The Pac-12 announced its all-league selections and other individual honors Monday, and I think justice was done with the selection of Washington’s Lorenzo Romar as coach of the year.

It was a competitive race, no doubt. Several coaches in recent weeks voiced support for for job done by Tad Boyle of Colorado, and yes, he did a nice one. I think you could also make a case for Dana Altman of Oregon, who piloted the Ducks to the No. 3 seed in the league tournament and who has a team that’s a popular pick to win the thing.

As the season wound down, the case against Romar seemed to revolve around the fact that he’s coaching two future first-round NBA draft picks in Tony Wroten and Terrence Ross, and nobody else is. That much is true.

But I’d counter with the notion that they weren’t necessarily considered that (at least by this season) when the season began, and Romar had something to do with their elevated pro status today. He also had to negotiate a season in which Scott Suggs was out injured and C.J. Wilcox has been unable to practice much because of his hip condition.

The Huskies had a bunch of games they could have lost down the stretch, but managed to come through in most of them. I don’t necessarily agree that the award should go to the coach of the league champion, but in this case, there isn’t a compelling reason not to make that call.

As for Boyle, Colorado finished 11-7 after a poor weekend on the Oregon trail. Win one or two of those, and maybe the decision is different. They were picked to finish in a tie for 10th, but I think that might have had something to do with simple lack of knowledge of the program — new, as it was, to the Pac-12 — than any real solid assessment of what Colorado had.

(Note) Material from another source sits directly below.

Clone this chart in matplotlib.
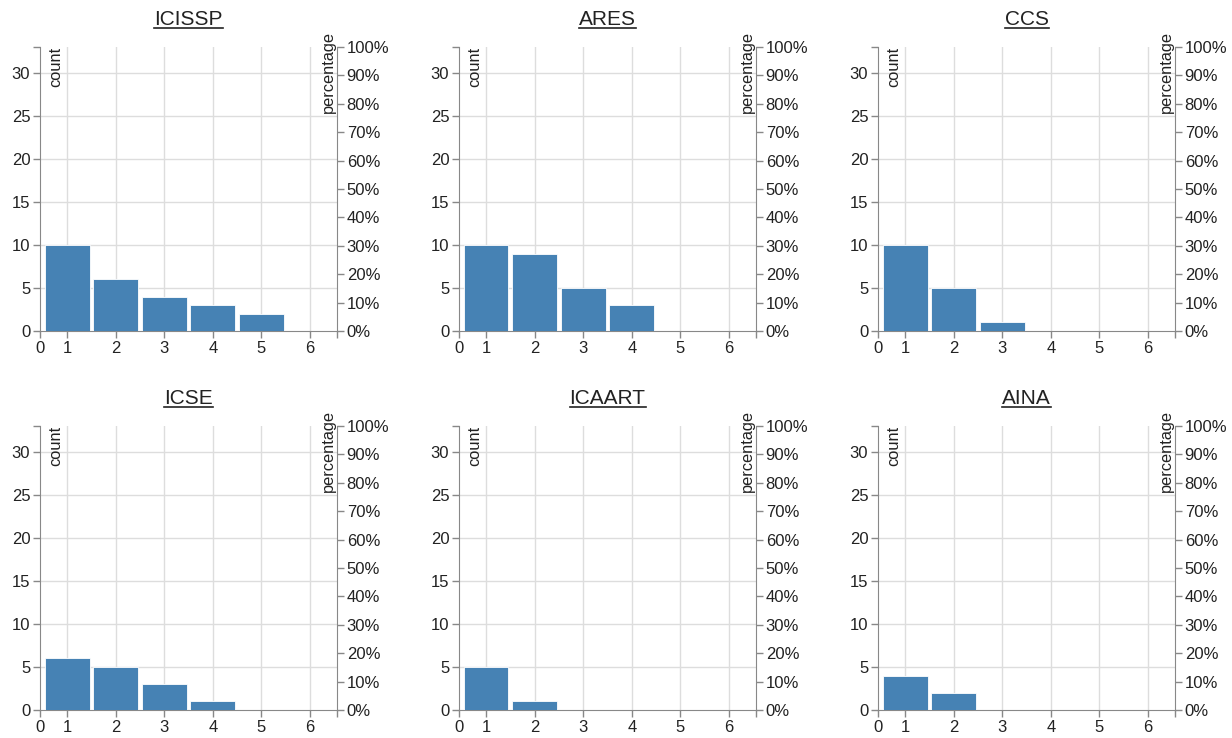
import matplotlib
matplotlib.use("Agg")
import matplotlib.pyplot as plt

plt.rcParams['font.family'] = ['Liberation Sans', 'DejaVu Sans']

# ----- data -----
venues = ["ICISSP", "ARES", "CCS", "ICSE", "ICAART", "AINA"]
icissp = [10, 6, 4, 3, 2]
ares = [10, 9, 5, 3]
ccs = [10, 5, 1]
icse = [6, 5, 3, 1]
icaart = [5, 1]
aina = [4, 2]
counts = [icissp, ares, ccs, icse, icaart, aina]
total = 33          # 100% on the right axis
x_ticks = [1, 2, 3, 4, 5, 6]
y_ticks = [0, 5, 10, 15, 20, 25, 30]
pct_ticks = [0, 10, 20, 30, 40, 50, 60, 70, 80, 90, 100]
# -----------------

BAR = "#4682b4"
GRID = "#dddddd"
AXIS = "#888888"
TXT = "#222222"
X0, X1 = 0.44, 6.56

fig = plt.figure(figsize=(12.32, 7.38), dpi=100)

lefts = [40, 459, 878]
tops = [47, 426]
W, H = 297, 284

for i, (name, vals) in enumerate(zip(venues, counts)):
    r, c = divmod(i, 3)
    l = lefts[c] / 1232
    b = 1 - (tops[r] + H) / 738
    ax = fig.add_axes([l, b, W / 1232, H / 738])

    xs = list(range(1, len(vals) + 1))
    ax.bar(xs, vals, width=0.92, color=BAR, edgecolor="white", linewidth=0.6, zorder=3)

    ax.set_xlim(X0, X1)
    ax.set_ylim(0, total)

    # grid
    for gx in x_ticks:
        ax.axvline(gx, color=GRID, lw=1, zorder=0)
    for gy in y_ticks[1:]:
        ax.axhline(gy, color=GRID, lw=1, zorder=0)

    ax.set_xticks([X0] + x_ticks + [X1])
    ax.set_xticklabels(["0"] + [str(v) for v in x_ticks] + [""])
    ax.set_yticks(y_ticks + [total])
    ax.set_yticklabels([str(v) for v in y_ticks] + [""])

    for s in ["top", "right"]:
        ax.spines[s].set_visible(False)
    for s in ["left", "bottom"]:
        ax.spines[s].set_color(AXIS)
    ax.tick_params(colors=AXIS, labelcolor=TXT, labelsize=12, length=5, width=1, pad=2)

    ax2 = ax.twinx()
    ax2.set_ylim(0, 100)
    ax2.set_yticks(pct_ticks)
    ax2.set_yticklabels([f"{p}%" for p in pct_ticks])
    for s in ["top", "left", "bottom"]:
        ax2.spines[s].set_visible(False)
    ax2.spines["right"].set_color(AXIS)
    ax2.tick_params(colors=AXIS, labelcolor=TXT, labelsize=12, length=5, width=1, pad=2)

    ax.text(0.027, 1.0, "count", transform=ax.transAxes, rotation=90,
            ha="left", va="top", fontsize=11.8, color=TXT)
    ax.text(0.998, 1 + 16 / H, "percentage", transform=ax.transAxes, rotation=90,
            ha="right", va="top", fontsize=11.8, color=TXT)

    t = ax.set_title(name, fontsize=15, color=TXT, pad=16)
    # underline
    fig.canvas.draw()
    bb = t.get_window_extent()
    y_line = bb.y0 + 1
    fig.add_artist(plt.Line2D([bb.x0 / 1232, bb.x1 / 1232], [y_line / 738, y_line / 738],
                              color=TXT, lw=1.2))

fig.savefig("out.png", dpi=100, facecolor="white")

I liked the selection of Jorge Gutierrez as league player of the year, although Wroten surely was a worthy adversary. Gutierrez doesn’t knock you over with his stats, but he’s the unquestioned best defender in the league.

I thought the most notable omission from the all-league team was E.J. Singler of Oregon. Singler is one of the league’s hardest-working players, averages 13.3 points a game (second on the team), 5.5 rebounds and his .907 free-throw percentage is first in the Pac-12 and second in the nation.